# Recorded information:
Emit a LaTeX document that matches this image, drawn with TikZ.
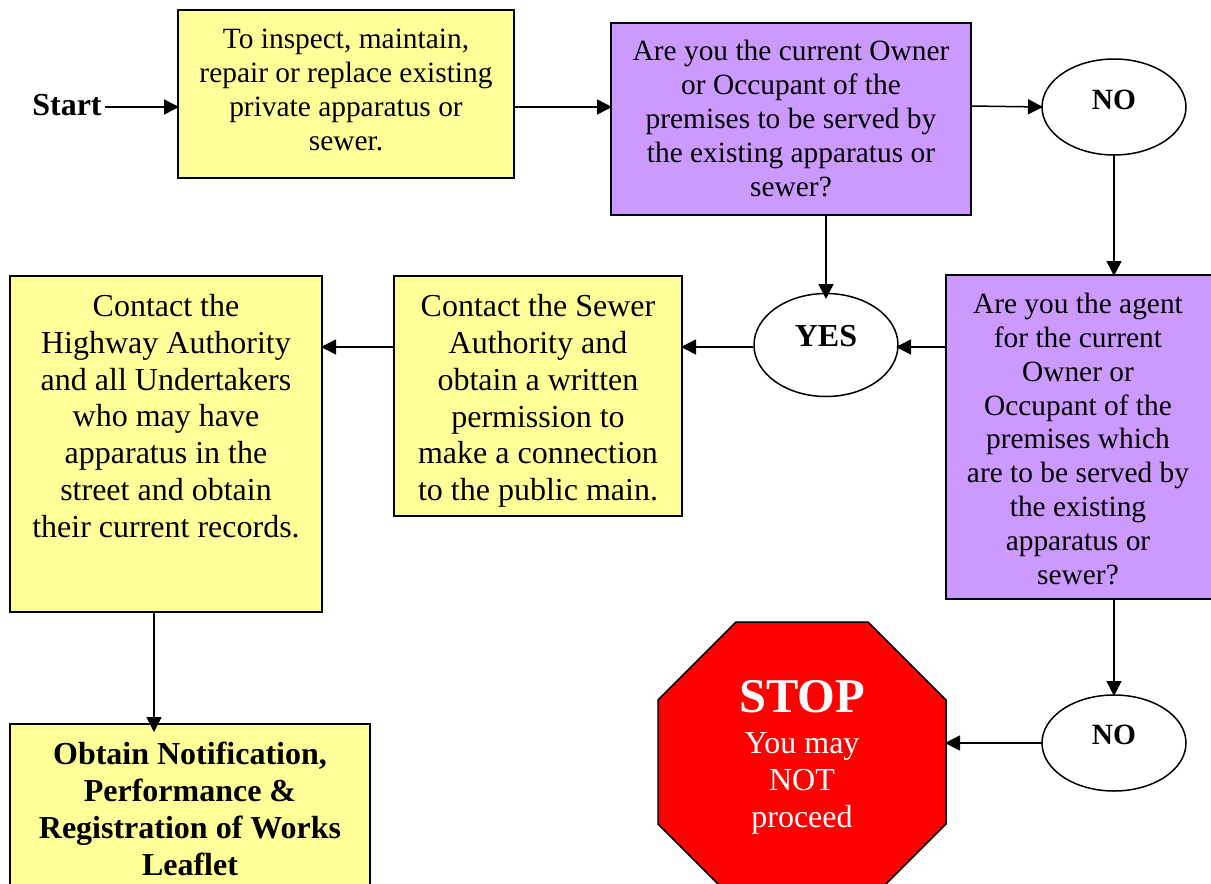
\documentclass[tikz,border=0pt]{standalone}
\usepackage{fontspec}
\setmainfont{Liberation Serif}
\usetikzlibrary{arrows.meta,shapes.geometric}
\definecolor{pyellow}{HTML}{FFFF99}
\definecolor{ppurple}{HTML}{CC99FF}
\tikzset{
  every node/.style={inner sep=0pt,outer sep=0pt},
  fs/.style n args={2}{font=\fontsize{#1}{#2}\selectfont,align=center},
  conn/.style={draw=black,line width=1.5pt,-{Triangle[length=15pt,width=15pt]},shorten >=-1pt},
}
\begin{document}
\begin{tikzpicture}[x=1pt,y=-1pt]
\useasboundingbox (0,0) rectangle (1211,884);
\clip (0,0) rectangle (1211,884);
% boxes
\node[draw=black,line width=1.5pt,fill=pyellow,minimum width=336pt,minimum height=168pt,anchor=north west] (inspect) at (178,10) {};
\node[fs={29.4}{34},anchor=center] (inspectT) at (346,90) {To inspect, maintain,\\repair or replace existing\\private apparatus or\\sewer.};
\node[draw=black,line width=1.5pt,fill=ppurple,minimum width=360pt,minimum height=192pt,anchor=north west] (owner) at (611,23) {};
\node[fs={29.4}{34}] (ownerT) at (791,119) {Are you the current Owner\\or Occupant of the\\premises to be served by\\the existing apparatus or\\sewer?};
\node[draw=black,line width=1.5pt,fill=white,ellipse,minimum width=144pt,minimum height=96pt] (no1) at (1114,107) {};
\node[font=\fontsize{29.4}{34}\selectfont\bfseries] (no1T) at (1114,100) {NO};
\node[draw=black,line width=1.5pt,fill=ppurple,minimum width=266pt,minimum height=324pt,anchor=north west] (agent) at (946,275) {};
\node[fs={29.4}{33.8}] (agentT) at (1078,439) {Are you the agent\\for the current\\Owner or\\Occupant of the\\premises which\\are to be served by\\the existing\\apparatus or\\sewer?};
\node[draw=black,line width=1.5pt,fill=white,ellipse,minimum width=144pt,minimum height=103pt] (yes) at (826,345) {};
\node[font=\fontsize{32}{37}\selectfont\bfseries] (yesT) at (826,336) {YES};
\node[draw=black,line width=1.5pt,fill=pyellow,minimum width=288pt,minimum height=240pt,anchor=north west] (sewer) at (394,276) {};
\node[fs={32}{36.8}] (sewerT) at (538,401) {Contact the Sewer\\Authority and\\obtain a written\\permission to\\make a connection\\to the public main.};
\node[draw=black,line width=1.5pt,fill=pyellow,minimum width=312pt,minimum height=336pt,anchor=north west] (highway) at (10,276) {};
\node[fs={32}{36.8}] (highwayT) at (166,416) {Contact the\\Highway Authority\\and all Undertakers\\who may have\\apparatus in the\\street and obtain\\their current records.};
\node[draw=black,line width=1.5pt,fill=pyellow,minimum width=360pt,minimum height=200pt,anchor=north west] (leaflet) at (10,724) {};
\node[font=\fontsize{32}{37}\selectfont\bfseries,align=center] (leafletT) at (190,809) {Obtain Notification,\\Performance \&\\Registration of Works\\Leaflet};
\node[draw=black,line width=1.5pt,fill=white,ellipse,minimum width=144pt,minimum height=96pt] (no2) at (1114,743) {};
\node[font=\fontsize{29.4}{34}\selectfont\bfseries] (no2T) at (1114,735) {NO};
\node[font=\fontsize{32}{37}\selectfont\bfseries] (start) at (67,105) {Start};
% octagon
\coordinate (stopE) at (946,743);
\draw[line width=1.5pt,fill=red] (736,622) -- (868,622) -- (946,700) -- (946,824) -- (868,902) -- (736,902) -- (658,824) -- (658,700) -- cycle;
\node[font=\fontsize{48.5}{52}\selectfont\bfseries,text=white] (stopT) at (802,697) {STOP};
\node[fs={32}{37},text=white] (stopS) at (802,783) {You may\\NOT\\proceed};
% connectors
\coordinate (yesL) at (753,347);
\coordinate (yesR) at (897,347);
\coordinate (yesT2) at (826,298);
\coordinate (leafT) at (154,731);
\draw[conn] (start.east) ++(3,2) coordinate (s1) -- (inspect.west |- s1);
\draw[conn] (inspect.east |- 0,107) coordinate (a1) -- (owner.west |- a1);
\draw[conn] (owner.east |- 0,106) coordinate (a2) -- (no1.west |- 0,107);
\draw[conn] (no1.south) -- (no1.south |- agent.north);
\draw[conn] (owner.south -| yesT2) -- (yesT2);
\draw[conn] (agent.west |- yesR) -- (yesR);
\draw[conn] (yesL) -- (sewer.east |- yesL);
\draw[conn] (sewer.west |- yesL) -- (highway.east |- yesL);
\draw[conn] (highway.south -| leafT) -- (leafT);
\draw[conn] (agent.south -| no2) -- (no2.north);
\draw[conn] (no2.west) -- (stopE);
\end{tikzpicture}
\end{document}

# What you need to do:
Leave out the pictures and reproduce the rest of the listing exactly.

# Correct output:
Emit a LaTeX document that matches this image, drawn with TikZ.
\documentclass[tikz,border=0pt]{standalone}
\usepackage{fontspec}
\setmainfont{Liberation Serif}
\usetikzlibrary{arrows.meta,shapes.geometric}
\definecolor{pyellow}{HTML}{FFFF99}
\definecolor{ppurple}{HTML}{CC99FF}
\tikzset{
  every node/.style={inner sep=0pt,outer sep=0pt},
  fs/.style n args={2}{font=\fontsize{#1}{#2}\selectfont,align=center},
  conn/.style={draw=black,line width=1.5pt,-{Triangle[length=15pt,width=15pt]},shorten >=-1pt},
}
\begin{document}
\begin{tikzpicture}[x=1pt,y=-1pt]
\useasboundingbox (0,0) rectangle (1211,884);
\clip (0,0) rectangle (1211,884);
% boxes
\node[draw=black,line width=1.5pt,fill=pyellow,minimum width=336pt,minimum height=168pt,anchor=north west] (inspect) at (178,10) {};
\node[fs={29.4}{34},anchor=center] (inspectT) at (346,90) {To inspect, maintain,\\repair or replace existing\\private apparatus or\\sewer.};
\node[draw=black,line width=1.5pt,fill=ppurple,minimum width=360pt,minimum height=192pt,anchor=north west] (owner) at (611,23) {};
\node[fs={29.4}{34}] (ownerT) at (791,119) {Are you the current Owner\\or Occupant of the\\premises to be served by\\the existing apparatus or\\sewer?};
\node[draw=black,line width=1.5pt,fill=white,ellipse,minimum width=144pt,minimum height=96pt] (no1) at (1114,107) {};
\node[font=\fontsize{29.4}{34}\selectfont\bfseries] (no1T) at (1114,100) {NO};
\node[draw=black,line width=1.5pt,fill=ppurple,minimum width=266pt,minimum height=324pt,anchor=north west] (agent) at (946,275) {};
\node[fs={29.4}{33.8}] (agentT) at (1078,439) {Are you the agent\\for the current\\Owner or\\Occupant of the\\premises which\\are to be served by\\the existing\\apparatus or\\sewer?};
\node[draw=black,line width=1.5pt,fill=white,ellipse,minimum width=144pt,minimum height=103pt] (yes) at (826,345) {};
\node[font=\fontsize{32}{37}\selectfont\bfseries] (yesT) at (826,336) {YES};
\node[draw=black,line width=1.5pt,fill=pyellow,minimum width=288pt,minimum height=240pt,anchor=north west] (sewer) at (394,276) {};
\node[fs={32}{36.8}] (sewerT) at (538,401) {Contact the Sewer\\Authority and\\obtain a written\\permission to\\make a connection\\to the public main.};
\node[draw=black,line width=1.5pt,fill=pyellow,minimum width=312pt,minimum height=336pt,anchor=north west] (highway) at (10,276) {};
\node[fs={32}{36.8}] (highwayT) at (166,416) {Contact the\\Highway Authority\\and all Undertakers\\who may have\\apparatus in the\\street and obtain\\their current records.};
\node[draw=black,line width=1.5pt,fill=pyellow,minimum width=360pt,minimum height=200pt,anchor=north west] (leaflet) at (10,724) {};
\node[font=\fontsize{32}{37}\selectfont\bfseries,align=center] (leafletT) at (190,809) {Obtain Notification,\\Performance \&\\Registration of Works\\Leaflet};
\node[draw=black,line width=1.5pt,fill=white,ellipse,minimum width=144pt,minimum height=96pt] (no2) at (1114,743) {};
\node[font=\fontsize{29.4}{34}\selectfont\bfseries] (no2T) at (1114,735) {NO};
\node[font=\fontsize{32}{37}\selectfont\bfseries] (start) at (67,105) {Start};
% octagon
\coordinate (stopE) at (946,743);
\draw[line width=1.5pt,fill=red] (736,622) -- (868,622) -- (946,700) -- (946,824) -- (868,902) -- (736,902) -- (658,824) -- (658,700) -- cycle;
\node[font=\fontsize{48.5}{52}\selectfont\bfseries,text=white] (stopT) at (802,697) {STOP};
\node[fs={32}{37},text=white] (stopS) at (802,783) {You may\\NOT\\proceed};
% connectors
\coordinate (yesL) at (753,347);
\coordinate (yesR) at (897,347);
\coordinate (yesT2) at (826,298);
\coordinate (leafT) at (154,731);
\draw[conn] (start.east) ++(3,2) coordinate (s1) -- (inspect.west |- s1);
\draw[conn] (inspect.east |- 0,107) coordinate (a1) -- (owner.west |- a1);
\draw[conn] (owner.east |- 0,106) coordinate (a2) -- (no1.west |- 0,107);
\draw[conn] (no1.south) -- (no1.south |- agent.north);
\draw[conn] (owner.south -| yesT2) -- (yesT2);
\draw[conn] (agent.west |- yesR) -- (yesR);
\draw[conn] (yesL) -- (sewer.east |- yesL);
\draw[conn] (sewer.west |- yesL) -- (highway.east |- yesL);
\draw[conn] (highway.south -| leafT) -- (leafT);
\draw[conn] (agent.south -| no2) -- (no2.north);
\draw[conn] (no2.west) -- (stopE);
\end{tikzpicture}
\end{document}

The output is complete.